What is expected: Nothing but the lines from the top of the data to the line holding "import * as" should be printed, word for word and both ends included; leave the pictures out.

Dataset content:
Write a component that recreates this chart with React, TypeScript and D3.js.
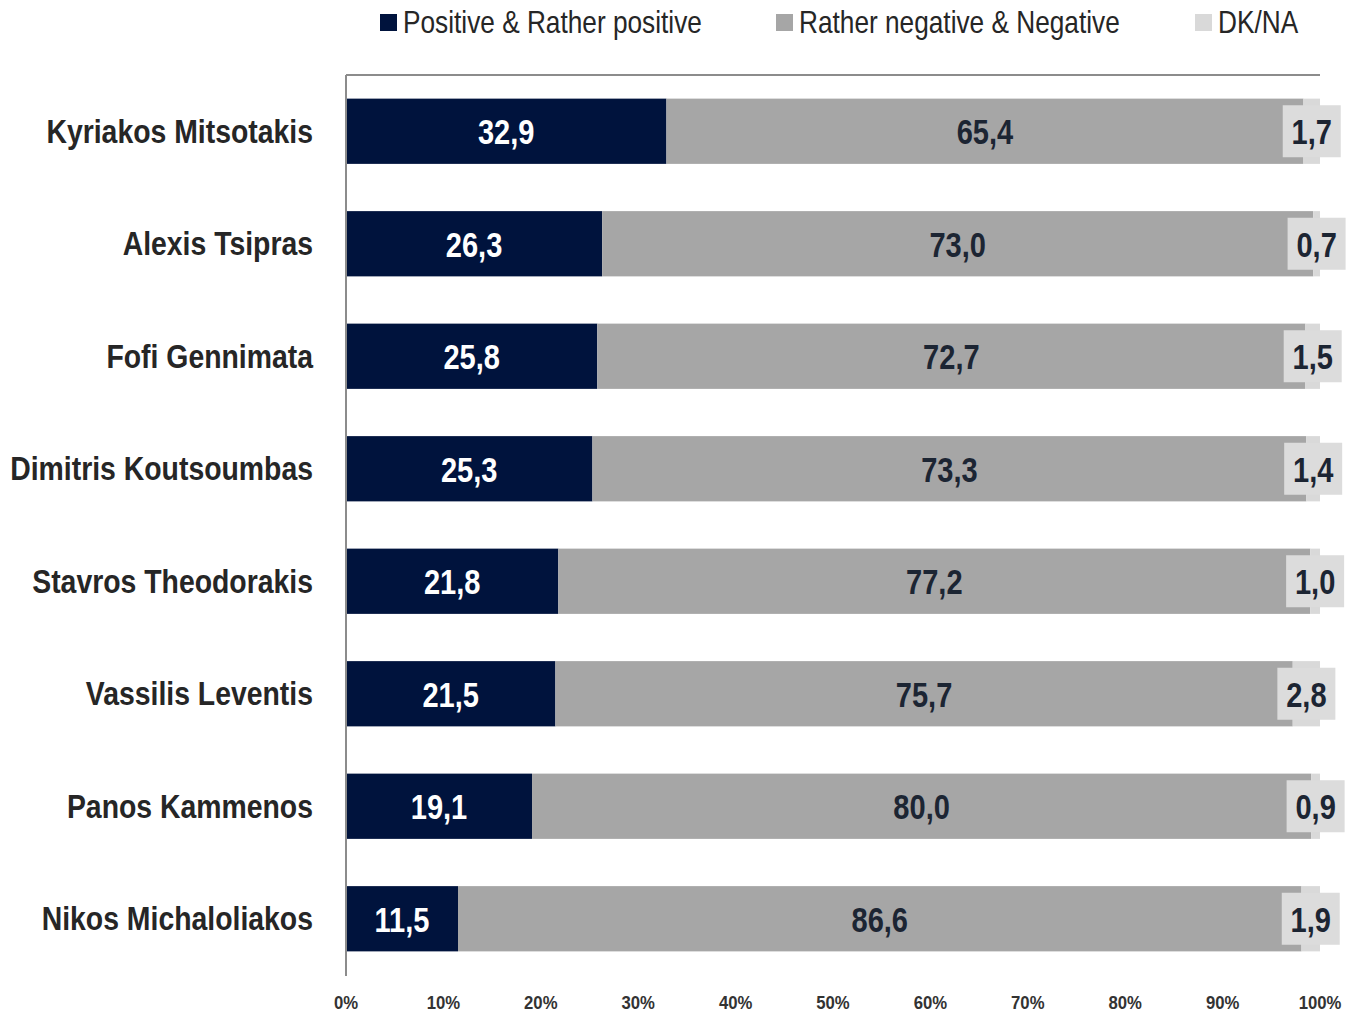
import React from "react";
import * as d3 from "d3";

const categories = [
  "Kyriakos Mitsotakis",
  "Alexis Tsipras",
  "Fofi Gennimata",
  "Dimitris Koutsoumbas",
  "Stavros Theodorakis",
  "Vassilis Leventis",
  "Panos Kammenos",
  "Nikos Michaloliakos",
];
const positive = [32.9, 26.3, 25.8, 25.3, 21.8, 21.5, 19.1, 11.5];
const negative = [65.4, 73.0, 72.7, 73.3, 77.2, 75.7, 80.0, 86.6];
const dkna = [1.7, 0.7, 1.5, 1.4, 1.0, 2.8, 0.9, 1.9];
const seriesNames = ["Positive & Rather positive", "Rather negative & Negative", "DK/NA"];
const tickValues = [0, 10, 20, 30, 40, 50, 60, 70, 80, 90, 100];

const W = 1347;
const H = 1013;
const colors = ["#00133d", "#a6a6a6", "#d9d9d9"];
const FONT = "'Liberation Sans', Arial, sans-serif";

type NT = {
  x: number;
  y: number;
  size: number;
  sx: number;
  anchor?: "start" | "middle" | "end";
  bold?: boolean;
  fill: string;
  children: React.ReactNode;
};

function NarrowText({ x, y, size, sx, anchor = "start", bold = false, fill, children }: NT) {
  return (
    <g transform={`translate(${x},${y}) scale(${sx},1)`}>
      <text
        x={0}
        y={0}
        textAnchor={anchor}
        dominantBaseline="central"
        fontSize={size}
        fontWeight={bold ? "bold" : "normal"}
        fill={fill}
      >
        {children}
      </text>
    </g>
  );
}

export default function App() {
  const x = d3.scaleLinear().domain([0, 100]).range([346, 1320]);
  const y = d3
    .scaleBand<string>()
    .domain(categories)
    .range([75, 975])
    .paddingInner(0.42)
    .paddingOuter(0.21);
  const fmt = (v: number) => v.toFixed(1).replace(".", ",");

  const rows = categories.map((c, i) => {
    const vals = [positive[i], negative[i], dkna[i]];
    let acc = 0;
    const segs = vals.map((v, k) => {
      const s = { k, v, x0: acc, x1: acc + v };
      acc += v;
      return s;
    });
    return { c, segs };
  });

  const legendX = [380, 776, 1195];

  return (
    <svg
      width={W}
      height={H}
      style={{ position: "absolute", left: 0, top: 0, background: "#fff" }}
      fontFamily={FONT}
    >
      {seriesNames.map((n, i) => (
        <g key={n}>
          <rect x={legendX[i]} y={14} width={17} height={17} fill={colors[i]} />
          <NarrowText x={legendX[i] + 23} y={22} size={32} sx={0.82} fill="#262626">
            {n}
          </NarrowText>
        </g>
      ))}
      {rows.map((r) => {
        const y0 = y(r.c)!;
        const bh = y.bandwidth();
        const cy = y0 + bh / 2;
        const dk = r.segs[2];
        const dkCx = (x(dk.x0) + x(dk.x1)) / 2;
        return (
          <g key={r.c}>
            {r.segs.map((s) => (
              <rect
                key={s.k}
                x={x(s.x0)}
                y={y0}
                width={x(s.x1) - x(s.x0)}
                height={bh}
                fill={colors[s.k]}
              />
            ))}
            {r.segs.slice(0, 2).map((s) => (
              <NarrowText
                key={"t" + s.k}
                x={(x(s.x0) + x(s.x1)) / 2}
                y={cy + 1}
                size={35}
                sx={0.83}
                anchor="middle"
                bold
                fill={s.k === 0 ? "#ffffff" : "#1c2533"}
              >
                {fmt(s.v)}
              </NarrowText>
            ))}
            <rect x={dkCx - 29} y={cy - 26} width={58} height={52} fill="#dcdcdc" />
            <NarrowText x={dkCx} y={cy + 1} size={35} sx={0.83} anchor="middle" bold fill="#1c2533">
              {fmt(dk.v)}
            </NarrowText>
            <NarrowText x={313} y={cy} size={34} sx={0.835} anchor="end" bold fill="#262626">
              {r.c}
            </NarrowText>
          </g>
        );
      })}
      <line x1={346} x2={1320} y1={75} y2={75} stroke="#8c8c8c" strokeWidth={2} />
      <line x1={346} x2={346} y1={75} y2={976} stroke="#8c8c8c" strokeWidth={2} />
      {tickValues.map((t) => (
        <NarrowText key={t} x={x(t)} y={1003} size={19} sx={0.88} anchor="middle" bold fill="#333333">
          {t}%
        </NarrowText>
      ))}
    </svg>
  );
}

Task response:
Write a component that recreates this chart with React, TypeScript and D3.js.
import React from "react";
import * as d3 from "d3";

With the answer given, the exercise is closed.